Electile Dysfunction. That's what Lisa Schiffren of NRO's the corner is calling it anyway: "Electile Dysfunction ....the inability to become aroused by any of the choices for president put forth by either party in the 2008 election year."
That I'm not pulling for a Democratic candidate is no surprise. That I'm still not enthusiastic about a Republican I think is (or should be?).
Two weeks ago, watching the New Hampshire ABC/Facebook Debate I came away with two distinct impressions: 1. Charles Gibson was a fantastic moderator who actually treated the candidates as adults and let them debate; 2. The field of candidates the Republicans are putting up is actually pretty good.
The New Hampshire Fox Debate thoroughly re-enforced my thoughts about the job Gibson did (which is saying something, since I'm an avid fan of Fox News Sunday, with Chris Wallace) but my opinion about the field started to slip. By the South Carolina Fox Debate my opinion about the Republican field was back to where it has been for most the primary reason ... which, summed up in a word, is unimpressed.
I think this quote from a column by Jonah Goldberg captures my thoughts well: "This slate of candidates has everything a conservative designer could want - foreign policy oomph, business acumen, Southern charm, Big Apple chutzpah, religious conviction, outsider zeal, even libertarian ardor - but all so poorly distributed ... Each of the men running for the Republican nomination has strengths, and none has everything - all the traits, all the positions - we are looking for."
Fred is/was a consistent conservative who's platform was based on foundations I could resonate with. But he refused to run a conventional campaign, which for reasons that I think include being ignored by the media and voters assuming "he doesn't have passion ... he can't win in November", have led to dismal results in the contests so far... So dismal that I'm left saying "Fred is/was" to start that previous sentence, because I can't believe Fred will stay in the race much longer.
Huckabee, God-bless-him, has great socially-conservative credentials. He's also a skilled communicator and politicians, which would be a welcome change from President Bush. But the Huckster leaves me without confidence in him on immigration and national defense, and his record is certainly not one of small limited government. I'm an Evangelical, so for a little while around Christmas, part of me wanted Huckabee to do OK. At this point though, with his record of large net-tax-increases as governor and his comments about a national smoking ban, my inner-libertarian is scared to death of what a Huckabee presidency would be like.
Ron Paul. He's never been a serious contender. I'm glad he was in a bunch of the debates and that he seems to have created quite the gathering of pro-small-government, pro-Constitution, 20-somethings. He doesn't get the threat of Islamo-fascsism though, and his Iraq-policy would be probably even more devastating than that of Clinton or Obama.
Guilliani. He's the inverse of Huckabee. As much as my inner-libertarian trumps my social conservatism to reject Huckabee, I'm enough of a social conservative to have to reject Rudy.
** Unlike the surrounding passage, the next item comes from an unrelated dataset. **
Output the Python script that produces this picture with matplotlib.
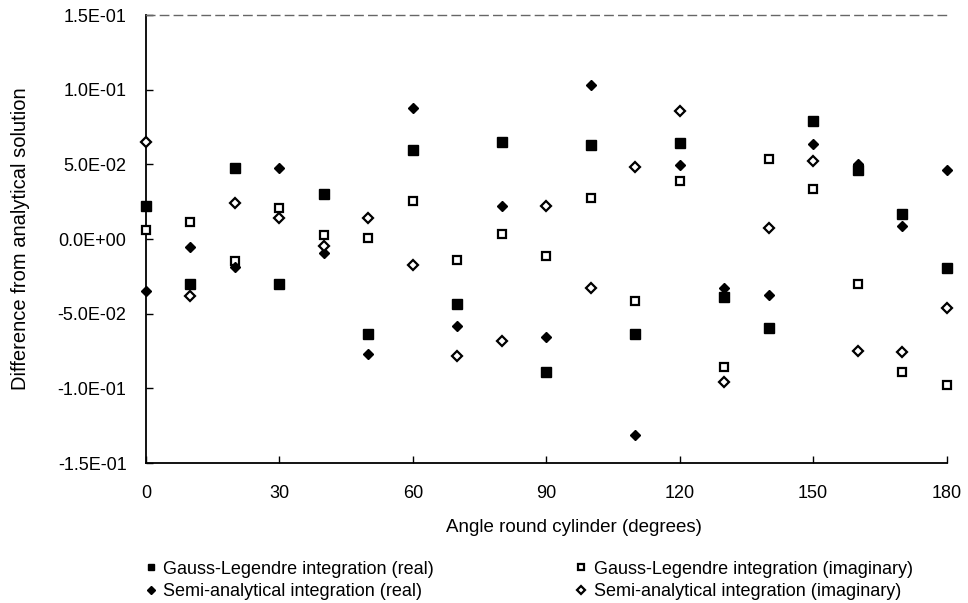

If you lack the conviction that an unborn child is in fact a human life that should be projected by the government like all other human lives, you certainly don't get my primary vote ... you may not get my general election vote.
McCain. For a while I was of the mindset that if McCain was our best chance to win in November, OK, maybe I could support him. The more I look at McCain, the less I like him though. Because the conservative blogosphere is going crazy over McCain right now I'm going to try to knock out a McCain-specific post here shortly, so I'll save my McCain thoughts for then...
Which leaves us with Romney. I'm a little nervous about this, but I think I actually like Romney. I'm cautious about him though because there is a strong case to be made about him being a "flip flopper." The positions he took when he campaigned in Massachusetts were certainly more liberal than those is currently campaigning on. But, The Gipper also started out more liberal. I'm also encouraged that when push came to shove, Romney actually seems to have governed as a conservative (despite the liberal campaigning.) That the editors of National Review have endorsed him, trusting his current positions are authentic, also helps.
And so, for the last several weeks, I've decided my vote will be headed Romney's way on February 5th. But am I enthusiastc about it? Nope ... I'm still suffering from electile dysfunction.